● GIVEN REQUEST
Starting with the first line of the data below, copy each line up to and including the one containing "1e5, 5e5, 1e6];". Pictures stay out.

= = = = =

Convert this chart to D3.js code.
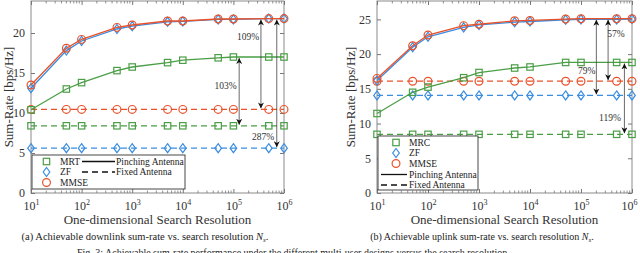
<!DOCTYPE html>
<html>
<head>
<meta charset="utf-8">
<script src="https://cdn.jsdelivr.net/npm/d3@7/dist/d3.min.js"></script>
<style>
  html, body { margin: 0; padding: 0; background: #fff; }
  svg, svg text { font-family: "Liberation Serif", "DejaVu Serif", serif; }
  svg { display: block; }
</style>
</head>
<body>
<div id="chart"></div>
<script>
// search resolutions N_s
const resolution = [10, 50, 100, 500, 1000, 5000, 1e4, 5e4, 1e5, 5e5, 1e6];

// (a) downlink sum-rate [bps/Hz]
const dlMrtPinch  = [10.4, 13.0, 13.8, 15.3, 15.75, 16.3, 16.6, 16.9, 17.0, 17.0, 17.0];
const dlZfPinch   = [13.1, 17.8, 19.0, 20.5, 20.85, 21.4, 21.45, 21.7, 21.7, 21.8, 21.8];
const dlMmsePinch = [13.5, 18.1, 19.2, 20.7, 21.0, 21.5, 21.5, 21.75, 21.75, 21.8, 21.8];
const dlMrtFixed  = 8.4;
const dlZfFixed   = 5.6;
const dlMmseFixed = 10.45;

// (b) uplink sum-rate [bps/Hz]
const ulMrcPinch  = [11.45, 14.5, 15.25, 16.6, 17.35, 18.0, 18.15, 18.8, 18.8, 18.8, 18.8];
const ulZfPinch   = [16.2, 21.0, 22.5, 23.85, 24.2, 24.6, 24.7, 24.95, 25.0, 25.0, 25.05];
const ulMmsePinch = [16.5, 21.2, 22.75, 24.1, 24.3, 24.8, 24.85, 25.05, 25.1, 25.1, 25.1];
const ulMrcFixed  = 8.45;
const ulZfFixed   = 14.05;
const ulMmseFixed = 16.1;

const xTicks = [1e1, 1e2, 1e3, 1e4, 1e5, 1e6];
const dlYTicks = [0, 5, 10, 15, 20];
const ulYTicks = [0, 5, 10, 15, 20, 25];

// gain annotations: [x, yTop, yBottom, label, labelX, labelY]
const dlGains = [
  [3.5e5, 21.8, 10.45, '109%', 1.95e5, 19.6],
  [1.3e5, 17.0, 8.4, '103%', 7.0e4, 13.4],
  [7.2e5, 21.8, 5.6, '287%', 3.85e5, 7.1]
];
const ulGains = [
  [3.4e5, 25.1, 16.1, '57%', 4.85e5, 23.0],
  [2.0e5, 25.1, 14.05, '79%', 1.29e5, 17.55],
  [7.1e5, 18.8, 8.45, '119%', 3.7e5, 10.8]
];

const colors = { green: '#4a9e45', blue: '#3a8de0', red: '#e8512a' };
const serif = '"Liberation Serif", "DejaVu Serif", serif';

const width = 640, height = 253;
const svg = d3.select('#chart').append('svg')
  .attr('width', width).attr('height', height);

const defs = svg.append('defs');
['start', 'end'].forEach(function(k) {
  defs.append('marker')
    .attr('id', 'head-' + k)
    .attr('viewBox', '0 0 10 10')
    .attr('refX', 10).attr('refY', 5)
    .attr('markerWidth', 6).attr('markerHeight', 6)
    .attr('markerUnits', 'userSpaceOnUse')
    .attr('orient', k === 'start' ? 'auto-start-reverse' : 'auto')
    .append('path')
    .attr('d', 'M0,0 L10,5 L0,10 L3,5 Z')
    .attr('fill', '#111');
});

function drawMarker(g, shape, cx, cy, color) {
  if (shape === 'square') {
    g.append('rect').attr('x', cx - 3.2).attr('y', cy - 3.2)
      .attr('width', 6.4).attr('height', 6.4)
      .attr('fill', 'none').attr('stroke', color).attr('stroke-width', 1.2);
  } else if (shape === 'diamond') {
    g.append('path')
      .attr('d', 'M' + cx + ',' + (cy - 4.5) + ' L' + (cx + 3.3) + ',' + cy +
        ' L' + cx + ',' + (cy + 4.5) + ' L' + (cx - 3.3) + ',' + cy + ' Z')
      .attr('fill', 'none').attr('stroke', color).attr('stroke-width', 1.2);
  } else {
    g.append('circle').attr('cx', cx).attr('cy', cy).attr('r', 3.9)
      .attr('fill', 'none').attr('stroke', color).attr('stroke-width', 1.2);
  }
}

function drawPanel(cfg) {
  const x = d3.scaleLog().domain([10, 1e6]).range([cfg.left, cfg.right]);
  const y = d3.scaleLinear().domain(cfg.yDomain).range([cfg.bottom, cfg.top]);
  const g = svg.append('g');

  // frame
  g.append('rect')
    .attr('x', cfg.left).attr('y', cfg.top)
    .attr('width', cfg.right - cfg.left).attr('height', cfg.bottom - cfg.top)
    .attr('fill', 'none').attr('stroke', '#8a8a8a').attr('stroke-width', 1);

  // minor log ticks
  const minor = [];
  for (let e = 1; e < 6; e++) {
    for (let k = 2; k <= 9; k++) minor.push(k * Math.pow(10, e));
  }
  [[cfg.bottom, -1], [cfg.top, 1]].forEach(function(p) {
    g.selectAll(null).data(minor).enter().append('line')
      .attr('x1', d => x(d)).attr('x2', d => x(d))
      .attr('y1', p[0]).attr('y2', p[0] + p[1] * 2.5)
      .attr('stroke', '#777').attr('stroke-width', 0.8);
  });

  // x axis
  const xAxis = g.append('g')
    .attr('transform', 'translate(0,' + cfg.bottom + ')')
    .call(d3.axisBottom(x).tickValues(xTicks).tickSize(-4).tickFormat(''))
    .attr('font-family', serif);
  xAxis.select('.domain').remove();
  xAxis.selectAll('line').attr('stroke', '#777');
  xAxis.selectAll('.tick').each(function(d) {
    const t = d3.select(this).append('text')
      .attr('y', 17).attr('fill', '#333').attr('text-anchor', 'middle')
      .style('font-size', '12px');
    t.append('tspan').text('10');
    t.append('tspan').attr('dy', -5).style('font-size', '8px')
      .text(Math.round(Math.log10(d)));
    // keep the last label inside the page
    const box = this.getBBox();
    const absRight = x(d) + box.x + box.width;
    if (absRight > width - 3) t.attr('x', width - 3 - absRight);
  });
  g.append('g').attr('transform', 'translate(0,' + cfg.top + ')')
    .call(d3.axisTop(x).tickValues(xTicks).tickSize(-4).tickFormat(''))
    .call(s => s.select('.domain').remove())
    .selectAll('line').attr('stroke', '#777');

  // y axes
  const yAxis = g.append('g')
    .attr('transform', 'translate(' + cfg.left + ',0)')
    .call(d3.axisLeft(y).tickValues(cfg.yTicks).tickSize(-4).tickPadding(6))
    .attr('font-family', serif);
  yAxis.select('.domain').remove();
  yAxis.selectAll('line').attr('stroke', '#777');
  yAxis.selectAll('text').attr('fill', '#333').style('font-size', '12px');
  g.append('g').attr('transform', 'translate(' + cfg.right + ',0)')
    .call(d3.axisRight(y).tickValues(cfg.yTicks).tickSize(-4).tickFormat(''))
    .call(s => s.select('.domain').remove())
    .selectAll('line').attr('stroke', '#777');

  // axis titles
  g.append('text')
    .attr('transform', 'translate(' + cfg.yLabelX + ',' + ((cfg.top + cfg.bottom) / 2) + ') rotate(-90)')
    .attr('text-anchor', 'middle').attr('fill', '#333')
    .style('font-size', '13px').text('Sum-Rate [bps/Hz]');
  g.append('text')
    .attr('x', (cfg.left + cfg.right) / 2).attr('y', 224)
    .attr('text-anchor', 'middle').attr('fill', '#333')
    .style('font-size', '13px').text('One-dimensional Search Resolution');

  // caption
  const cap = g.append('text')
    .attr('x', cfg.capX).attr('y', 240)
    .attr('text-anchor', 'middle').attr('fill', '#222')
    .style('font-size', cfg.capSize);
  cap.append('tspan').text(cfg.caption);
  cap.append('tspan').style('font-style', 'italic').text('N');
  cap.append('tspan').attr('dy', 2).style('font-size', '7px').style('font-style', 'italic').text('s');
  cap.append('tspan').attr('dy', -2).text('.');

  // series
  const line = d3.line().x((d, i) => x(resolution[i])).y(d => y(d));
  cfg.series.forEach(function(s) {
    const vals = Array.isArray(s.values) ? s.values : resolution.map(() => s.values);
    g.append('path').datum(vals)
      .attr('d', line)
      .attr('fill', 'none').attr('stroke', s.color).attr('stroke-width', 1.3)
      .attr('stroke-dasharray', s.dashed ? '6,4' : null);
    vals.forEach(function(v, i) {
      drawMarker(g, s.shape, x(resolution[i]), y(v), s.color);
    });
  });

  // gain arrows
  cfg.gains.forEach(function(a) {
    g.append('line')
      .attr('x1', x(a[0])).attr('x2', x(a[0]))
      .attr('y1', y(a[1]) + 1).attr('y2', y(a[2]) - 1)
      .attr('stroke', '#444').attr('stroke-width', 0.8)
      .attr('marker-start', 'url(#head-start)')
      .attr('marker-end', 'url(#head-end)');
    g.append('text')
      .attr('x', x(a[4])).attr('y', y(a[5]))
      .attr('dy', '0.35em').attr('text-anchor', 'middle')
      .attr('fill', '#333').style('font-size', '9.5px')
      .text(a[3]);
  });

  // legend
  const lg = cfg.legend;
  g.append('rect')
    .attr('x', lg.x).attr('y', lg.y).attr('width', lg.w).attr('height', lg.h)
    .attr('fill', '#fff').attr('stroke', '#333').attr('stroke-width', 0.9);
  lg.items.forEach(function(it) {
    if (it.shape) {
      drawMarker(g, it.shape, it.mx, it.y, it.color);
    } else {
      g.append('line')
        .attr('x1', it.lx1).attr('x2', it.lx2).attr('y1', it.y).attr('y2', it.y)
        .attr('stroke', '#111').attr('stroke-width', 1.3)
        .attr('stroke-dasharray', it.dashed ? '6,4' : null);
    }
    g.append('text')
      .attr('x', it.tx).attr('y', it.y).attr('dy', '0.35em')
      .attr('fill', '#222').style('font-size', '9.5px').text(it.label);
  });
}

drawPanel({
  left: 31, right: 284, top: 1, bottom: 193,
  yDomain: [0, 24], yTicks: dlYTicks, yLabelX: 13,
  capX: 145, capSize: '10.5px', caption: '(a) Achievable downlink sum-rate vs. search resolution ',
  series: [
    { values: dlMrtFixed, color: colors.green, shape: 'square', dashed: true },
    { values: dlZfFixed, color: colors.blue, shape: 'diamond', dashed: true },
    { values: dlMmseFixed, color: colors.red, shape: 'circle', dashed: true },
    { values: dlMrtPinch, color: colors.green, shape: 'square' },
    { values: dlZfPinch, color: colors.blue, shape: 'diamond' },
    { values: dlMmsePinch, color: colors.red, shape: 'circle' }
  ],
  gains: dlGains,
  legend: {
    x: 32, y: 155, w: 153, h: 34,
    items: [
      { shape: 'square', color: colors.green, mx: 46.5, y: 161.5, tx: 60, label: 'MRT' },
      { shape: 'diamond', color: colors.blue, mx: 46.5, y: 172, tx: 60, label: 'ZF' },
      { shape: 'circle', color: colors.red, mx: 46.5, y: 182.5, tx: 60, label: 'MMSE' },
      { lx1: 82, lx2: 115, y: 161.5, tx: 116, label: 'Pinching Antenna' },
      { lx1: 82, lx2: 115, y: 172, tx: 116, label: 'Fixed Antenna', dashed: true }
    ]
  }
});

drawPanel({
  left: 377, right: 632, top: 1, bottom: 193,
  yDomain: [0, 27.65], yTicks: ulYTicks, yLabelX: 355,
  capX: 482, capSize: '10px', caption: '(b) Achievable uplink sum-rate vs. search resolution ',
  series: [
    { values: ulMrcFixed, color: colors.green, shape: 'square', dashed: true },
    { values: ulZfFixed, color: colors.blue, shape: 'diamond', dashed: true },
    { values: ulMmseFixed, color: colors.red, shape: 'circle', dashed: true },
    { values: ulMrcPinch, color: colors.green, shape: 'square' },
    { values: ulZfPinch, color: colors.blue, shape: 'diamond' },
    { values: ulMmsePinch, color: colors.red, shape: 'circle' }
  ],
  gains: ulGains,
  legend: {
    x: 378, y: 136, w: 100, h: 54,
    items: [
      { shape: 'square', color: colors.green, mx: 396, y: 142.5, tx: 409, label: 'MRC' },
      { shape: 'diamond', color: colors.blue, mx: 396, y: 153, tx: 409, label: 'ZF' },
      { shape: 'circle', color: colors.red, mx: 396, y: 163.5, tx: 409, label: 'MMSE' },
      { lx1: 381, lx2: 407, y: 174.5, tx: 409, label: 'Pinching Antenna' },
      { lx1: 381, lx2: 407, y: 185, tx: 409, label: 'Fixed Antenna', dashed: true }
    ]
  }
});

// figure caption line, cut off by the bottom edge as in the source page
svg.append('text')
  .attr('x', 77).attr('y', 256)
  .attr('fill', '#222').style('font-size', '10px')
  .text('Fig. 3: Achievable sum-rate performance under the different multi-user designs versus the search resolution.');
</script>
</body>
</html>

= = = = =

● RESPONSE
Convert this chart to D3.js code.
<!DOCTYPE html>
<html>
<head>
<meta charset="utf-8">
<script src="https://cdn.jsdelivr.net/npm/d3@7/dist/d3.min.js"></script>
<style>
  html, body { margin: 0; padding: 0; background: #fff; }
  svg, svg text { font-family: "Liberation Serif", "DejaVu Serif", serif; }
  svg { display: block; }
</style>
</head>
<body>
<div id="chart"></div>
<script>
// search resolutions N_s
const resolution = [10, 50, 100, 500, 1000, 5000, 1e4, 5e4, 1e5, 5e5, 1e6];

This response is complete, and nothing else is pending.